He’s talking about European trade deals, about providing greater assistance to the Syrian opposition and he’s talking about Iran, of course. These are all important issues.

But I wonder if Kerry should instead have just visited two countries on his first trip, China and Japan. That’s where the most significant and dangerous new developments in international relations are unfolding and where American diplomacy could make a bit difference.

The world’s second- and third-largest economies have been jostling for months over territory, reviving ugly historical memories and making clear that, in the event of a crisis, neither side would back down.

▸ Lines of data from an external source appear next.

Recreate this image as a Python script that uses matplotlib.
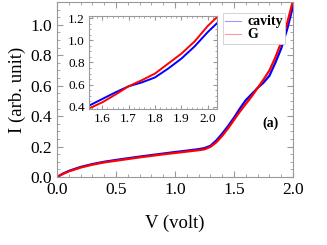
import matplotlib.pyplot as plt
from matplotlib.ticker import MultipleLocator

plt.rcParams['font.family'] = ['Liberation Serif', 'DejaVu Serif']

# main curves
v = [0.0, 0.05, 0.1, 0.2, 0.3, 0.4, 0.5, 0.6, 0.7, 0.8, 0.9, 1.0, 1.1, 1.2, 1.25,
     1.3, 1.35, 1.4, 1.45, 1.5, 1.55, 1.6, 1.65, 1.7, 1.75, 1.8, 1.85, 1.9, 1.95, 2.0]
i_cavity = [0.0, 0.022, 0.040, 0.066, 0.085, 0.100, 0.112, 0.123, 0.134, 0.144, 0.154,
            0.164, 0.173, 0.183, 0.190, 0.205, 0.240, 0.285, 0.335, 0.390, 0.450, 0.505,
            0.545, 0.585, 0.620, 0.665, 0.750, 0.845, 0.970, 1.120]
i_g = [0.0, 0.020, 0.037, 0.062, 0.081, 0.096, 0.107, 0.118, 0.129, 0.139, 0.149,
       0.158, 0.167, 0.176, 0.182, 0.198, 0.228, 0.270, 0.320, 0.375, 0.430, 0.480,
       0.530, 0.585, 0.640, 0.700, 0.785, 0.885, 1.010, 1.160]

# inset curves
v_in = [1.55, 1.6, 1.65, 1.7, 1.75, 1.8, 1.85, 1.9, 1.95, 2.0, 2.035]
i_cav_in = [0.410, 0.470, 0.530, 0.585, 0.620, 0.665, 0.745, 0.835, 0.945, 1.075, 1.155]
i_g_in = [0.385, 0.440, 0.510, 0.585, 0.640, 0.700, 0.790, 0.880, 0.990, 1.130, 1.210]

main_xticks = [0.0, 0.5, 1.0, 1.5, 2.0]
main_yticks = [0.0, 0.2, 0.4, 0.6, 0.8, 1.0]
inset_xticks = [1.6, 1.7, 1.8, 1.9, 2.0]
inset_yticks = [0.4, 0.6, 0.8, 1.0, 1.2]

fig = plt.figure(figsize=(3.27, 2.45), dpi=100)
ax = fig.add_axes([57 / 327, 1 - 177 / 245, 236 / 327, 175 / 245])

ax.plot(v, i_cavity, color='blue', lw=1.6)
ax.plot(v, i_g, color='red', lw=1.6)
ax.plot([], [], color='#9999ff', lw=0.8, label='cavity')
ax.plot([], [], color='#ff9999', lw=0.8, label='G')
ax.set_xlim(0, 2.0)
ax.set_ylim(0, 1.15)
ax.set_xticks(main_xticks)
ax.set_xticklabels([f'{t:.1f}' for t in main_xticks])
ax.set_yticks(main_yticks)
ax.set_yticklabels([f'{t:.1f}' for t in main_yticks])
ax.xaxis.set_minor_locator(MultipleLocator(0.1))
ax.yaxis.set_minor_locator(MultipleLocator(0.05))
ax.tick_params(which='both', direction='in', top=True, right=True, colors='#999999',
               labelcolor='black', labelsize=12.5)
ax.tick_params(which='major', length=4)
ax.tick_params(which='minor', length=2)
for s in ax.spines.values():
    s.set_color('#999999')
ax.set_xlabel('V (volt)', fontsize=13.5, labelpad=12)
ax.set_ylabel('I (arb. unit)', fontsize=13.5, labelpad=3)
ax.text(1.81, 0.35, '(a)', fontsize=10, fontweight='bold', ha='center', va='center')
leg = ax.legend(loc='upper right', bbox_to_anchor=(0.965, 0.935),
                prop={'weight': 'bold', 'size': 10}, handlelength=1.2, handletextpad=0.4,
                borderpad=0.15, labelspacing=0.0, borderaxespad=0.0,
                fancybox=False, framealpha=1)
leg.get_frame().set_edgecolor('#cccccc')
leg.get_frame().set_linewidth(0.6)

ins = fig.add_axes([89 / 327, 1 - 109 / 245, 128 / 327, 93 / 245])
ins.plot(v_in, i_cav_in, color='blue', lw=1.4)
ins.plot(v_in, i_g_in, color='red', lw=1.4)
ins.set_xlim(1.55, 2.035)
ins.set_ylim(0.38, 1.22)
ins.set_xticks(inset_xticks)
ins.set_xticklabels([f'{t:.1f}' for t in inset_xticks])
ins.set_yticks(inset_yticks)
ins.set_yticklabels([f'{t:.1f}' for t in inset_yticks])
ins.xaxis.set_minor_locator(MultipleLocator(0.02))
ins.yaxis.set_minor_locator(MultipleLocator(0.05))
ins.tick_params(which='both', direction='in', top=True, right=True, colors='#999999',
                labelcolor='black', labelsize=9.5, pad=3)
ins.tick_params(which='major', length=3)
ins.tick_params(which='minor', length=1.5)
for s in ins.spines.values():
    s.set_color('#999999')

fig.savefig('out.png', dpi=100)
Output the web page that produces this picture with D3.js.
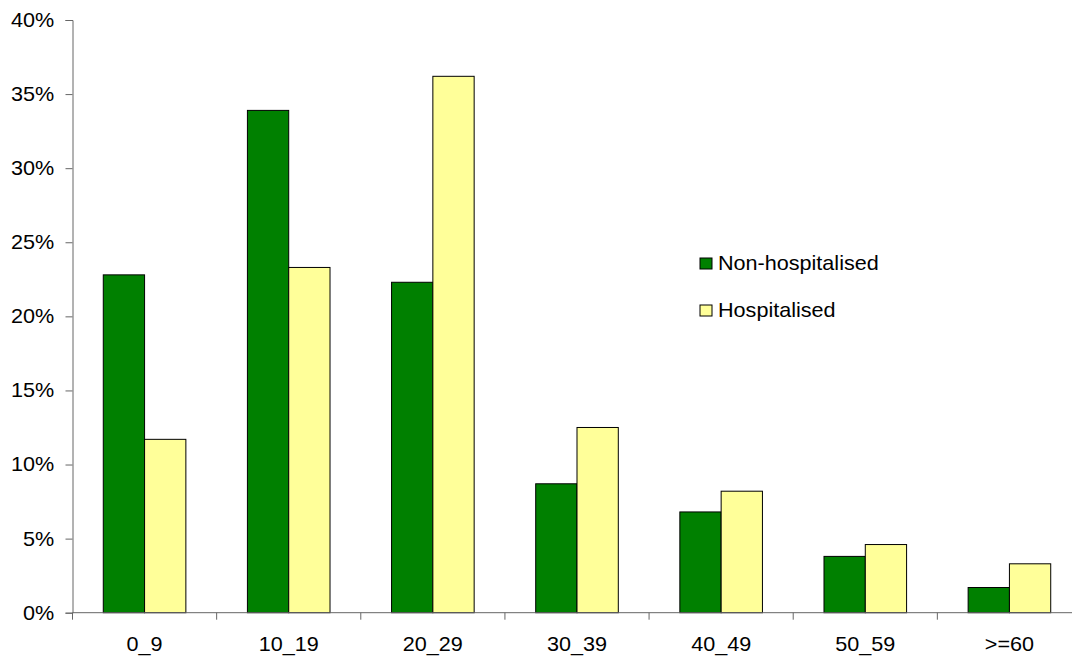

Trade between the two countries, which usually hovers around $350 billion a year, is down substantially. An accident, miscalculation or unforeseen event in the East China Seas could easily spiral out of control.

And that would mean conflict between great powers in the fastest growing region of the world. The kind of problems that always has global consequences. The Obama administration came into office determined to make Asia a priority, topped by its ties to China. Hillary Clinton’s first trip as Secretary of State was to Asia. The administration wanted to engage China as a partner.

China’s reaction to these overtures was confused and muddled. Beijing worried that it was being asked to involve itself in superpower diplomacy, which would distract it from its single-minded focus on economic development.

Some in the Beijing foreign-policy elite wondered if this was a trap, forcing their government to rubber-stamp decisions that would be shaped out of Washington. As a result, Beijing’s response to the administration’s initial diplomacy was cool, sometimes even combative.

Meanwhile in Asia, many of the continent’s other powers had begun worrying about a newly assertive China. From Japan to Vietnam to Singapore, governments in Asia signaled that they would welcome a greater American presence in the region, one that would assure them that Asia was not going to become China’s back yard.

The Obama administration shrewdly responded with its pivot in 2011, combining economic, political and military measures, all designed to signal that the U.S. would strengthen its role in Asia, balancing any potential Chinese hegemony.

The result of the pivot, however, was to further strain relations with Beijing. Today China and the United States maintain mechanisms, like the strategic and economic dialogue between senior officials, but they are formal and ritualistic.

No American and Chinese officials have developed genuinely deep mutual trust. Beijing views the pivot as a containment strategy and believes that rising Japanese nationalism, tolerated by Washington, is responsible for the crisis in the East China Sea.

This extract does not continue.